При внешнем единообразии и даже как бы завораживающей монотонности царящего в них повествовательного лада (по сути дела, это городской сказ — без резкой ломки синтаксиса и колоритных словечек, как в народной речи, но с легкими неправильностями и смещениями живой речи интеллигентов), эти фрагменты дают в совокупности все же достаточно широкий спектр социальной жизни современной Австрии в самых разнообразных ее проявлениях. Преобладает, впрочем, любовь, поданная то в по-бунински элегическом свете («Punt e mes»), то в резком прочерке отчаянной, животной борьбы эгоизмов («Обманутая»). Печальная констатация вырождения любви, захватанной сальными пальцами буржуа, превращения ее в товар, в принадлежность комфорта содержится во многих рассказах Айзенрайха («Друг дома» и др.).
Подвергая острой критике моральный климат современной ему Австрии, Айзенрайх как-то писал, что взвинченная истеричность нацистского лихолетья хотя и исчезла теперь, но уступила место не здоровью, а затяжной летаргии, болезнь как бы притаилась, ушла вглубь. В своих моментальных снимках он улавливает едва приметные ее симптомы, показывая, как глубинный невроз то и дело грозит пробить толщу рутинной повседневности с ее мелкими раздражениями, маленькими скандалами, привычными размолвками («Портрет мужчины и женщины», «Катастрофа» и др.).
Айзенрайх не случайно вынес в подзаголовок одной из своих книг слово «недоразумение». Это одно из ключевых слов его метода. За ним — принципиальная неслиянность отдельных голосов в согласный хор, окончательная невозможность договориться, понять друг друга, разобщенность одиноких душ и «отчужденных» сознаний. Все эти общественно-исторические беды времени внятны Айзенрайху так же, как и другим прогрессивным писателям-гуманистам. Но недоразумение выступает у него и в ином, чисто поэтическом значении: оно становится композиционным стержнем многих его зарисовок. Недоразумение у Айзенрайха может окончиться и счастливо («Удавшийся сюрприз», «Похвальное слово ремеслу»), но чаще ведет к разрыву, боли, несчастью («Чистая правда», «Самый трудный в мире конкур» и др.).
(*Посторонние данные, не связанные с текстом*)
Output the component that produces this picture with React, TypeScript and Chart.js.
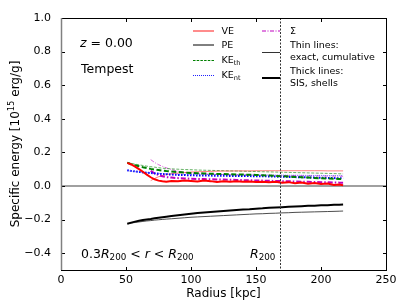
import React, { useEffect, useRef } from 'react';
import { Chart, registerables } from 'chart.js';
Chart.register(...registerables);

// ---- data ----
const radius = [51, 54, 57, 60, 63, 66, 69, 72, 75, 78, 81, 85, 90, 95, 100, 105, 110, 115, 120, 125, 130, 135, 140, 145, 150, 155, 160, 165, 170, 175, 180, 185, 190, 195, 200, 205, 210, 214, 217];

const veShell = [0.138, 0.128, 0.115, 0.100, 0.085, 0.068, 0.052, 0.040, 0.032, 0.028, 0.026, 0.030, 0.028, 0.032, 0.030, 0.027, 0.032, 0.029, 0.024, 0.028, 0.025, 0.028, 0.026, 0.027, 0.024, 0.026, 0.022, 0.025, 0.020, 0.023, 0.017, 0.021, 0.014, 0.018, 0.012, 0.015, 0.006, 0.009, 0.004];
const veCum = [null, null, null, null, null, null, 0.032, 0.045, 0.055, 0.062, 0.068, 0.073, 0.077, 0.080, 0.083, 0.085, 0.086, 0.087, 0.088, 0.089, 0.089, 0.090, 0.090, 0.090, 0.091, 0.091, 0.091, 0.091, 0.091, 0.091, 0.091, 0.091, 0.091, 0.091, 0.091, 0.090, 0.090, 0.090, 0.090];

const peShell = [-0.225, -0.218, -0.212, -0.207, -0.203, -0.199, -0.196, -0.192, -0.189, -0.186, -0.183, -0.179, -0.174, -0.169, -0.165, -0.161, -0.158, -0.155, -0.152, -0.149, -0.146, -0.143, -0.140, -0.138, -0.135, -0.133, -0.130, -0.128, -0.126, -0.124, -0.122, -0.120, -0.118, -0.117, -0.115, -0.114, -0.112, -0.111, -0.110];
const peCum = [-0.225, -0.221, -0.217, -0.214, -0.211, -0.208, -0.206, -0.203, -0.201, -0.199, -0.197, -0.195, -0.192, -0.189, -0.186, -0.184, -0.182, -0.180, -0.178, -0.176, -0.174, -0.172, -0.170, -0.168, -0.166, -0.165, -0.163, -0.162, -0.160, -0.159, -0.157, -0.156, -0.155, -0.154, -0.153, -0.152, -0.151, -0.150, -0.149];

const keThShell = [0.138, 0.130, 0.124, 0.118, 0.112, 0.107, 0.102, 0.098, 0.095, 0.092, 0.089, 0.086, 0.083, 0.080, 0.078, 0.076, 0.075, 0.073, 0.072, 0.071, 0.070, 0.069, 0.068, 0.067, 0.066, 0.064, 0.062, 0.060, 0.058, 0.056, 0.054, 0.052, 0.050, 0.048, 0.046, 0.045, 0.043, 0.042, 0.040];
const keThCum = [0.140, 0.135, 0.130, 0.126, 0.122, 0.118, 0.115, 0.112, 0.109, 0.106, 0.104, 0.102, 0.100, 0.098, 0.097, 0.095, 0.094, 0.093, 0.092, 0.091, 0.090, 0.089, 0.088, 0.087, 0.086, 0.085, 0.084, 0.083, 0.082, 0.081, 0.080, 0.079, 0.078, 0.077, 0.076, 0.075, 0.074, 0.073, 0.072];

const keNtShell = [0.094, 0.090, 0.087, 0.084, 0.081, 0.079, 0.077, 0.075, 0.073, 0.071, 0.070, 0.068, 0.066, 0.065, 0.064, 0.063, 0.062, 0.062, 0.061, 0.061, 0.060, 0.060, 0.059, 0.059, 0.058, 0.058, 0.057, 0.056, 0.055, 0.054, 0.053, 0.052, 0.051, 0.050, 0.049, 0.048, 0.047, 0.046, 0.045];
const keNtCum = [0.091, 0.088, 0.085, 0.083, 0.081, 0.079, 0.078, 0.076, 0.075, 0.074, 0.073, 0.072, 0.071, 0.070, 0.070, 0.069, 0.069, 0.068, 0.068, 0.068, 0.067, 0.067, 0.067, 0.066, 0.066, 0.066, 0.065, 0.065, 0.065, 0.064, 0.064, 0.064, 0.063, 0.063, 0.063, 0.062, 0.062, 0.062, 0.062];

const sigmaShell = [null, null, null, null, null, null, 0.090, 0.075, 0.065, 0.058, 0.053, 0.050, 0.047, 0.045, 0.043, 0.042, 0.041, 0.040, 0.039, 0.038, 0.037, 0.036, 0.035, 0.034, 0.033, 0.032, 0.031, 0.030, 0.029, 0.028, 0.027, 0.026, 0.025, 0.024, 0.023, 0.022, 0.021, 0.020, 0.020];
const sigmaCum = [null, null, null, null, null, null, 0.157, 0.140, 0.127, 0.117, 0.108, 0.098, 0.088, 0.081, 0.077, 0.074, 0.072, 0.070, 0.069, 0.068, 0.067, 0.066, 0.066, 0.065, 0.065, 0.064, 0.064, 0.063, 0.063, 0.062, 0.062, 0.061, 0.061, 0.060, 0.060, 0.059, 0.059, 0.058, 0.058];

const xTicks = [0, 50, 100, 150, 200, 250];
const yTicks = [-0.4, -0.2, 0.0, 0.2, 0.4, 0.6, 0.8, 1.0];
const r200 = 168.7;

const FAM = '"DejaVu Sans"';

type Part = { t: string; it?: boolean; sub?: boolean; sup?: boolean };

function drawParts(ctx: CanvasRenderingContext2D, x: number, y: number, parts: Part[], size: number, align: 'left' | 'center' = 'left') {
  const fontFor = (p: Part) => `${p.it ? 'italic ' : ''}${p.sub || p.sup ? size * 0.7 : size}px ${FAM}`;
  let total = 0;
  const ws = parts.map((p) => {
    ctx.font = fontFor(p);
    const w = ctx.measureText(p.t).width;
    total += w;
    return w;
  });
  let cx = align === 'center' ? x - total / 2 : x;
  ctx.textAlign = 'left';
  ctx.textBaseline = 'alphabetic';
  parts.forEach((p, i) => {
    ctx.font = fontFor(p);
    const dy = p.sub ? size * 0.22 : p.sup ? -size * 0.4 : 0;
    ctx.fillText(p.t, cx, y + dy);
    cx += ws[i];
  });
}

function seg(ctx: CanvasRenderingContext2D, x1: number, y1: number, x2: number, y2: number) {
  ctx.beginPath();
  ctx.moveTo(x1, y1);
  ctx.lineTo(x2, y2);
  ctx.stroke();
}

const deco = {
  id: 'deco',
  beforeDatasetsDraw(chart: any) {
    const { ctx, chartArea: a, scales } = chart;
    const y0 = scales.y.getPixelForValue(0);
    ctx.save();
    ctx.strokeStyle = '#808080';
    ctx.lineWidth = 1.5;
    seg(ctx, a.left, y0, a.right, y0);
    ctx.restore();
  },
  afterDatasetsDraw(chart: any) {
    const { ctx, chartArea: a, scales } = chart;
    const xr = Math.round(scales.x.getPixelForValue(r200)) + 0.5;
    ctx.save();
    ctx.strokeStyle = '#333333';
    ctx.lineWidth = 1;
    ctx.setLineDash([2, 1.5]);
    seg(ctx, xr, a.top, xr, a.bottom);
    ctx.restore();
  },
  afterDraw(chart: any) {
    const { ctx, chartArea: a, scales } = chart;
    const L = Math.round(a.left) + 0.5;
    const R = Math.round(a.right) + 0.5;
    const T = Math.round(a.top) + 0.5;
    const B = Math.round(a.bottom) + 0.5;
    ctx.save();
    // frame
    ctx.strokeStyle = '#000';
    ctx.lineWidth = 1;
    ctx.strokeRect(L, T, R - L, B - T);
    // ticks inward
    const tl = 3.5;
    xTicks.forEach((v) => {
      const px = Math.round(scales.x.getPixelForValue(v)) + 0.5;
      seg(ctx, px, B, px, B - tl);
      seg(ctx, px, T, px, T + tl);
    });
    yTicks.forEach((v) => {
      const py = Math.round(scales.y.getPixelForValue(v)) + 0.5;
      seg(ctx, L, py, L + tl, py);
      seg(ctx, R, py, R - tl, py);
    });
    // gray x=0 line
    ctx.strokeStyle = '#808080';
    ctx.lineWidth = 1.5;
    const x0 = scales.x.getPixelForValue(0);
    seg(ctx, x0 + 0.5, a.top, x0 + 0.5, a.bottom);

    ctx.fillStyle = '#000';
    // axis titles
    ctx.font = `12px ${FAM}`;
    ctx.textAlign = 'center';
    ctx.textBaseline = 'middle';
    ctx.fillText('Radius [kpc]', (a.left + a.right) / 2, 294);
    ctx.save();
    ctx.translate(15, (a.top + a.bottom) / 2);
    ctx.rotate(-Math.PI / 2);
    drawParts(ctx, 0, 4, [{ t: 'Specific energy [10' }, { t: '15', sup: true }, { t: ' erg/g]' }], 12, 'center');
    ctx.restore();

    // annotations
    drawParts(ctx, 80, 46.5, [{ t: 'z', it: true }, { t: ' = 0.00' }], 12.5);
    drawParts(ctx, 81, 72.5, [{ t: 'Tempest' }], 12.5);
    drawParts(ctx, 81, 257.5, [
      { t: '0.3' }, { t: 'R', it: true }, { t: '200', sub: true },
      { t: ' < ' }, { t: 'r', it: true }, { t: ' < ' },
      { t: 'R', it: true }, { t: '200', sub: true },
    ], 12.5);
    drawParts(ctx, 250, 257.5, [{ t: 'R', it: true }, { t: '200', sub: true }], 12.5);

    // legend
    const fs = 9.5;
    const bl = (c: number) => c + fs * 0.36;
    const legLine = (x1: number, x2: number, y: number, color: string, w: number, dash: number[]) => {
      ctx.save();
      ctx.strokeStyle = color;
      ctx.lineWidth = w;
      ctx.setLineDash(dash);
      seg(ctx, x1, y, x2, y);
      ctx.restore();
    };
    legLine(193, 214, 31, '#ff4040', 1.2, []);
    legLine(193, 214, 45, '#000', 1, []);
    legLine(193, 214, 60.5, '#008000', 1, [2.5, 1.2]);
    legLine(193, 214, 75.5, '#2020ff', 1, [1, 1]);
    drawParts(ctx, 221.5, bl(31), [{ t: 'VE' }], fs);
    drawParts(ctx, 221.5, bl(44.5), [{ t: 'PE' }], fs);
    drawParts(ctx, 221.5, bl(59.5), [{ t: 'KE' }, { t: 'th', sub: true }], fs);
    drawParts(ctx, 221.5, bl(74.5), [{ t: 'KE' }, { t: 'nt', sub: true }], fs);

    legLine(262, 280, 31, '#bf00bf', 1, [4, 1.5, 1, 1.5]);
    legLine(262, 280, 52.5, '#333', 1, []);
    legLine(262, 280, 78, '#000', 2, []);
    drawParts(ctx, 290, bl(31), [{ t: 'Σ' }], fs);
    drawParts(ctx, 290, bl(45), [{ t: 'Thin lines:' }], fs);
    drawParts(ctx, 290, bl(57), [{ t: 'exact, cumulative' }], fs);
    drawParts(ctx, 290, bl(71), [{ t: 'Thick lines:' }], fs);
    drawParts(ctx, 290, bl(82.5), [{ t: 'SIS, shells' }], fs);
    ctx.restore();
  },
};

export default function App() {
  const ref = useRef<HTMLCanvasElement>(null);
  useEffect(() => {
    document.body.style.margin = '0';
    const canvas = ref.current!;
    const pts = (ys: (number | null)[]) => radius.map((x, i) => ({ x, y: ys[i] }));
    const ds = (label: string, ys: (number | null)[], color: string, width: number, dash: number[] = []) => ({
      label,
      data: pts(ys),
      borderColor: color,
      backgroundColor: color,
      borderWidth: width,
      borderDash: dash,
      pointRadius: 0,
      fill: false,
      tension: 0,
      spanGaps: false,
    });
    const chart = new Chart(canvas, {
      type: 'line',
      data: {
        datasets: [
          ds('VE shells', veShell, '#ff0000', 2),
          ds('PE shells', peShell, '#000000', 2),
          ds('KEth shells', keThShell, '#008000', 2, [5, 2.5]),
          ds('KEnt shells', keNtShell, '#0000ff', 2, [1.5, 1.5]),
          ds('Sigma shells', sigmaShell, '#bf00bf', 2, [5, 2, 1.5, 2]),
          ds('VE cum', veCum, 'rgba(255,0,0,0.5)', 1),
          ds('PE cum', peCum, 'rgba(0,0,0,0.7)', 1),
          ds('KEth cum', keThCum, 'rgba(0,128,0,0.6)', 1, [3, 1.5]),
          ds('KEnt cum', keNtCum, 'rgba(0,0,255,0.5)', 1, [1, 1]),
          ds('Sigma cum', sigmaCum, 'rgba(191,0,191,0.6)', 1, [4, 1.5, 1, 1.5]),
        ] as any,
      },
      options: {
        animation: false,
        responsive: false,
        maintainAspectRatio: false,
        events: [],
        layout: { padding: { top: 18, right: 21, left: 0, bottom: 0 } },
        plugins: { legend: { display: false }, tooltip: { enabled: false }, title: { display: false } },
        scales: {
          x: {
            type: 'linear',
            min: 0,
            max: 250,
            grid: { display: false, drawTicks: false },
            border: { display: false },
            afterFit: (s: any) => { s.height = 35; },
            afterBuildTicks: (s: any) => { s.ticks = xTicks.map((v) => ({ value: v })); },
            ticks: {
              padding: 4,
              color: '#000',
              font: { family: 'DejaVu Sans', size: 11 },
              maxRotation: 0,
              autoSkip: false,
              callback: (v: any) => String(v),
            },
          },
          y: {
            type: 'linear',
            min: -0.5,
            max: 1.0,
            grid: { display: false, drawTicks: false },
            border: { display: false },
            afterFit: (s: any) => { s.width = 61; },
            afterBuildTicks: (s: any) => { s.ticks = yTicks.map((v) => ({ value: v })); },
            ticks: {
              padding: 10,
              color: '#000',
              font: { family: 'DejaVu Sans', size: 11 },
              autoSkip: false,
              callback: (v: any) => {
                const n = Number(v);
                const s = Math.abs(n).toFixed(1);
                return n < -1e-9 ? '\u2212' + s : s;
              },
            },
          },
        },
      },
      plugins: [deco],
    });
    return () => chart.destroy();
  }, []);
  return <canvas ref={ref} width={407} height={305} style={{ display: 'block', width: 407, height: 305 }} />;
}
И даже если недоразумение ведет в конце концов к прозрению, оно все равно окутывает жизнь отсветом той легковесности, которая наносит непоправимый ущерб человеческому достоинству, делает человека пустой игрушкой рутинно складывающихся обстоятельств с их статистически выверенной, но обидной для человека мелководной философией типа «что имеем, не храним — потерявши, плачем» («Ошибка»). Такие обыкновенные истории Айзенрайх излагает беззлобно, без вспышек сатирической утрировки или иронического сарказма, характерных для многих его западногерманских коллег от Грасса до Вальзера и от Ленца до Шнурре. Думается, в этом он сын австрийской литературной традиции, в которой преобладает взвешенный, спокойный и как бы исподволь врачующий тон повествования, а если и возникает порой легкая ирония, как у Й. Рота, Р. Музиля, X. Додерера или А. П. Гютерсло, то она всегда амбивалентна, иными словами, равно направлена на объект и субъект повествования, на героев и автора.
Традиционные для австрийской литературы мотивы постоянно напоминают о себе в прозе Айзенрайха: то он вместе со Штифтером склоняется к мягкой примиренности уютного бидермайера и награждает усердного ремесленника сердечным согласием («Похвальное слово ремеслу»), то вместе с Рильке, Музилем и Стефаном Цвейгом исследует самые первые ростки пробуждающейся чувственности в отроческой душе («Грехопадение»), то, подобно Роту, помещает вымышленную возлюбленную в столь же доступное, сколь и недоступное окошко, так что обычнейшая его героиня, современная горожанка, «почитывающая Бёлля и голосующая за Крайского», становится в то же время полумифической средневековой дамой из замка («Женщина в окне»); то вослед Гютерсло завораживает нас несовпадением двух обликов одного и того же человека, взятого в двух ипостасях — мужа и художника со всеми вытекающими отсюда «недоразумениями» («Жизнь после смерти»); то, подчиняясь властной магии Додерера, словно опускается вслед за ним в самые недра темной физиологической жизни, как бы изнутри наблюдая толчки пульсирующей живой крови и в который раз с недоумением ощупывая стеклянную стену (сознания, разума, духа), отделяющую человека от единой и темной, инстинктами живущей природы («Апрель в мае, или Непостоянство юности»).
Сказанное, конечно, не бросает ни малейшей тени на самостоятельные достижения писателя: у жизни традиций и жанров свои законы, которым подчиняются и крупные художники слова.